Mistake 4: Trying to Learn Everything at Once

Spanish has 14 tenses and multiple moods. Beginners do not need most of them. Focus on present tense and simple past (preterite) for the first six months. You can express most everyday ideas with these two tenses. Additional tenses will come naturally through continued reading and listening.

Mistake 5: Neglecting Listening Practice

Reading and writing are necessary but not sufficient. Without listening practice, you will struggle in real conversations. Spanish is spoken quickly, and connected speech links words together. Daily listening practice, even passive background listening, trains your ear to segment the sound stream. Start with slow, clear audio and gradually increase speed and complexity.

Which Spanish Should You Learn?

Spanish varies across regions. However, the differences are smaller than many beginners fear.

The core grammar and vocabulary are shared across all Spanish-speaking countries. Differences appear mainly in slang, some vocabulary choices, pronunciation details, and the use of “vos” vs. “tu” for informal “you.”

Choose the variant most relevant to your goals. If you plan to travel in Latin America, focus on Latin American Spanish. If you are moving to Spain, learn Iberian pronunciation. If you have no specific destination, either variant works. You will understand both once you reach intermediate level.

Setting Realistic Goals

Based on FSI data and CEFR benchmarks, here are realistic targets for consistent daily study of 30-45 minutes:

  • 3 months: A1 level. Handle basic greetings, simple questions, and survival situations.
  • 6 months: A2 level. Manage daily tasks, simple conversations, and basic reading.
  • 12 months: B1 level. Discuss familiar topics, understand main ideas in clear speech, read intermediate texts.
  • 18-24 months: B2 level. Participate in extended conversations, understand complex texts, write clearly on various topics.

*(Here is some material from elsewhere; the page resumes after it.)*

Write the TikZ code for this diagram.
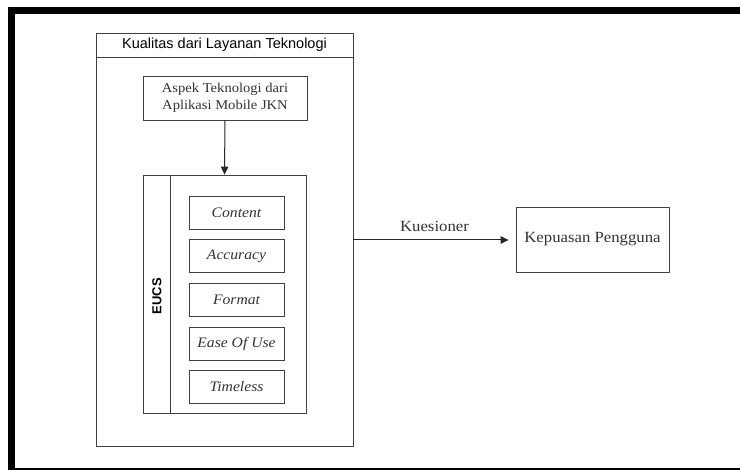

These timelines assume consistent, quality practice. Missing days slows progress more than extending individual sessions helps. Consistency wins.

Getting Started Today

You do not need to plan for weeks before beginning. Start with one action today.

Learn the five vowel sounds and practice them for five minutes. Read one page of a beginner Spanish text. Listen to one beginner podcast episode. Write your name and three things you see around you in Spanish.

Spanish rewards early effort generously. The shared vocabulary with English means you will read simple texts surprisingly soon. Each small success builds momentum, and that momentum carries you through the months of steady work ahead.

The best time to start is now.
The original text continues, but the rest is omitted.